Led by Abreu, who saw more pitches per at-bat (4.34) than all but two players in the Majors, the Angels actually drew more pitches per plate appearance (3.8) than the Rangers (3.78). Kendrick was right behind Abreu with 3.97 pitches per at-bat, ranking No. 31 in the Majors.
Ian Kinsler, at 3.94 pitches per at-bat, led the Rangers.
Yet the Rangers, benefiting significantly from favorable home-field conditions, managed to outscore the Angels by a whopping 188 runs. The Angels, with their league-best 3.57 team ERA, held the opposition to 44 fewer runs than Texas.
New Angels general manager Jerry Dipoto focuses his philosophy on the importance of creating favorable counts, both in the batter's box and on the mound. The numbers explain why the former Major League pitcher justifiably makes this the highest of priorities.
Swinging at the first pitch, Major League hitters batted a collective .330. The average ascends as the count becomes more favorable, to .335 on 1-0, to .355 on 2-0, to .360 when it's 3-0. On a 3-1 count, hitters bat .348 overall.
This explains why the first pitch is so critical -- and why it's not necessarily a bad idea to take a hack at it if it's in your wheelhouse.
Texas superstar Josh Hamilton swung at a higher percentage of first pitches -- 46.7 -- than any player in the Majors. Only 10 players swung at more first pitches than Detroit's Miguel Cabrera, who hammered away at a 39.2 percent clip.
See? Maybe it's not such a bad idea after all.
As impatient as Wells might have seemed, he swung at 27.4 percent of first pitches -- fewer than Boston's highly selective Adrian Gonzalez (28 percent). Wells didn't swing at too many first pitches; he went after the wrong ones too often.
At the other end of the spectrum was Abreu, who went after only 9.2 percent of first deliveries.

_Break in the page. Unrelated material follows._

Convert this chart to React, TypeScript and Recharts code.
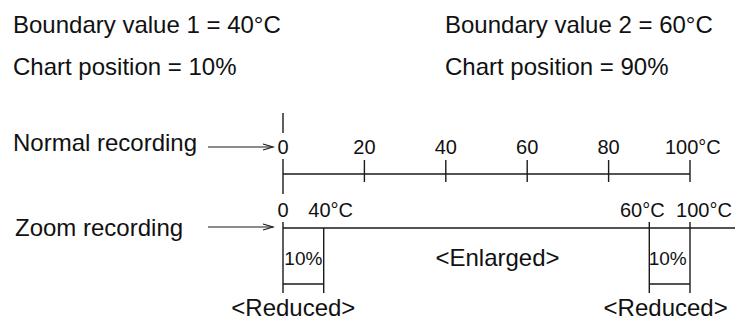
import React from 'react';
import { ComposedChart, XAxis, YAxis, Line, ReferenceLine, ReferenceDot } from 'recharts';

// ---- data ----
const normalTicks = [0, 20, 40, 60, 80, 100]; // °C on normal recording scale
const boundaryValues = [40, 60]; // °C
const chartPositions = [10, 90]; // % of chart width
const zoomTemps = [0, 40, 60, 100]; // °C shown on zoom recording
const zoomPositions = [0, 10, 90, 100]; // % where those temps land
const rowLabels = ['Normal recording', 'Zoom recording'];
const zoneLabels = ['<Reduced>', '<Enlarged>', '<Reduced>'];

// ---- layout (pixels / styling) ----
const W = 735;
const H = 321;
const FONT = '"Liberation Sans", Arial, Helvetica, sans-serif';
const INK = '#111';
const LINE = '#1a1a1a';
const SW = 1.4;

const Y = {
  normalLine: 174,
  normalTick: [160, 182],
  zeroTop: [113, 133],
  zeroBottom: [159, 194],
  normalLabel: 154,
  zoomLine: 228,
  zoomVertHigh: 222,
  zoomVertLow: 293,
  zoomBottom: 284,
  zoomLabel: 217,
  pctLabel: 265,
  enlarged: 266,
  reduced: 316,
};
const ZOOM_LINE_EXTENT = 111.1; // reaches the right edge of the picture

const chartData = normalTicks.map((t) => ({ t, y: Y.normalLine }));

const Txt = (text: string, size: number, anchor: string, dx = 0) => (p: any) => (
  <text
    x={p.cx + dx}
    y={p.cy}
    fontSize={size}
    fontFamily={FONT}
    fill={INK}
    textAnchor={anchor}
  >
    {text}
  </text>
);

const seg = (x1: number, y1: number, x2: number, y2: number, key: string, axis = 't') => (
  <ReferenceLine
    key={key}
    xAxisId={axis}
    yAxisId="y"
    segment={[{ x: x1, y: y1 }, { x: x2, y: y2 }]}
    stroke={LINE}
    strokeWidth={SW}
    ifOverflow="visible"
  />
);

const Arrow = ({ x1, x2, y }: { x1: number; x2: number; y: number }) => (
  <g stroke={LINE} strokeWidth={1.2} fill="none">
    <line x1={x1} y1={y} x2={x2} y2={y} />
    <polyline points={`${x2 - 10},${y - 3} ${x2},${y} ${x2 - 10},${y + 3}`} />
  </g>
);

export default function App() {
  const zoomLabelDx = [0, 7, -7, 14];
  return (
    <div style={{ position: 'absolute', left: 0, top: 0, width: W, height: H, background: '#fff' }}>
      <ComposedChart
        width={W}
        height={H}
        data={chartData}
        margin={{ top: 0, right: 45, bottom: 0, left: 283 }}
      >
        <XAxis xAxisId="t" dataKey="t" type="number" domain={[0, 100]} allowDataOverflow hide />
        <XAxis xAxisId="p" dataKey="t" type="number" domain={[0, 100]} allowDataOverflow hide />
        <YAxis yAxisId="y" type="number" domain={[0, H]} allowDataOverflow reversed hide />

        {/* normal recording baseline through the scale points */}
        <Line
          xAxisId="t"
          yAxisId="y"
          dataKey="y"
          stroke={LINE}
          strokeWidth={SW}
          dot={false}
          isAnimationActive={false}
        />

        {/* header text */}
        <text x={13} y={33} fontSize={24} fontFamily={FONT} fill={INK}>
          {`Boundary value 1 = ${boundaryValues[0]}°C`}
        </text>
        <text x={445} y={33} fontSize={24} fontFamily={FONT} fill={INK}>
          {`Boundary value 2 = ${boundaryValues[1]}°C`}
        </text>
        <text x={13} y={75} fontSize={24} fontFamily={FONT} fill={INK}>
          {`Chart position = ${chartPositions[0]}%`}
        </text>
        <text x={445} y={75} fontSize={24} fontFamily={FONT} fill={INK}>
          {`Chart position = ${chartPositions[1]}%`}
        </text>

        {/* row labels + arrows */}
        <text x={13} y={151} fontSize={24} fontFamily={FONT} fill={INK}>
          {rowLabels[0]}
        </text>
        <Arrow x1={208} x2={273} y={147} />
        <text x={15} y={236} fontSize={24} fontFamily={FONT} fill={INK}>
          {rowLabels[1]}
        </text>
        <Arrow x1={208} x2={273} y={227} />

        {/* normal recording scale */}
        {seg(normalTicks[0], Y.zeroTop[0], normalTicks[0], Y.zeroTop[1], 'z0t')}
        {seg(normalTicks[0], Y.zeroBottom[0], normalTicks[0], Y.zeroBottom[1], 'z0b')}
        {normalTicks.slice(1).map((t) => seg(t, Y.normalTick[0], t, Y.normalTick[1], `nt${t}`))}
        {normalTicks.map((t, i) => (
          <ReferenceDot
            key={`nlab${t}`}
            xAxisId="t"
            yAxisId="y"
            x={t}
            y={Y.normalLabel}
            ifOverflow="visible"
            shape={
              i === normalTicks.length - 1
                ? Txt(`${t}°C`, 20, 'start', -25)
                : Txt(`${t}`, 20, 'middle')
            }
          />
        ))}

        {/* zoom recording scale */}
        {seg(zoomPositions[0], Y.zoomLine, ZOOM_LINE_EXTENT, Y.zoomLine, 'zl', 'p')}
        {zoomPositions.map((p, i) =>
          seg(p, i === 1 ? Y.zoomLine : Y.zoomVertHigh, p, Y.zoomVertLow, `zv${p}`, 'p')
        )}
        {seg(zoomPositions[0], Y.zoomBottom, zoomPositions[1], Y.zoomBottom, 'zb1', 'p')}
        {seg(zoomPositions[2], Y.zoomBottom, zoomPositions[3], Y.zoomBottom, 'zb2', 'p')}
        {zoomPositions.map((p, i) => (
          <ReferenceDot
            key={`zlab${p}`}
            xAxisId="p"
            yAxisId="y"
            x={p}
            y={Y.zoomLabel}
            ifOverflow="visible"
            shape={Txt(i === 0 ? `${zoomTemps[i]}` : `${zoomTemps[i]}°C`, 20, 'middle', zoomLabelDx[i])}
          />
        ))}
        <ReferenceDot
          xAxisId="p"
          yAxisId="y"
          x={(zoomPositions[0] + zoomPositions[1]) / 2}
          y={Y.pctLabel}
          ifOverflow="visible"
          shape={Txt(`${chartPositions[0]}%`, 19, 'middle')}
        />
        <ReferenceDot
          xAxisId="p"
          yAxisId="y"
          x={(zoomPositions[2] + zoomPositions[3]) / 2}
          y={Y.pctLabel}
          ifOverflow="visible"
          shape={Txt(`${100 - chartPositions[1]}%`, 19, 'middle', -2)}
        />
        <ReferenceDot
          xAxisId="p"
          yAxisId="y"
          x={(zoomPositions[1] + zoomPositions[2]) / 2}
          y={Y.enlarged}
          ifOverflow="visible"
          shape={Txt(zoneLabels[1], 24, 'middle', 11)}
        />
        <ReferenceDot
          xAxisId="p"
          yAxisId="y"
          x={(zoomPositions[0] + zoomPositions[1]) / 2}
          y={Y.reduced}
          ifOverflow="visible"
          shape={Txt(zoneLabels[0], 24, 'middle', -10)}
        />
        <ReferenceDot
          xAxisId="p"
          yAxisId="y"
          x={(zoomPositions[2] + zoomPositions[3]) / 2}
          y={Y.reduced}
          ifOverflow="visible"
          shape={Txt(zoneLabels[2], 24, 'middle', -4)}
        />
      </ComposedChart>
    </div>
  );
}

Abreu throughout his career has been one of the best at ambushing pitchers by luring them into a false sense of security and then striking when the time is right, turning on a first-pitch fastball down the middle and crushing it.
It didn't happen often enough in 2011, leaving Abreu frustrated -- and out of the lineup more often than suited him. A proud man, Abreu is intent on making amends with a 2012 performance befitting his stature.
The struggles of Abreu, Wells and Hunter -- who came alive in the second half -- were difficult for the Angels to overcome. If these three veterans put together seasons more in line with their career numbers, there won't be the total reliance on a return to form by Kendrys Morales that there appears to be.
As recently as 2009, when they showcased the best offense in franchise history, the Angels had three players in the top 30 in MLB in runs created: Morales (6.82), Hunter (6.8) and Abreu (6.71).
If those three men can approach that brand of production again, with Wells, Kendrick, Trumbo, Bourjos and Co. joining the party, the Angels will be making their pitchers -- and fans -- infinitely happier in 2012.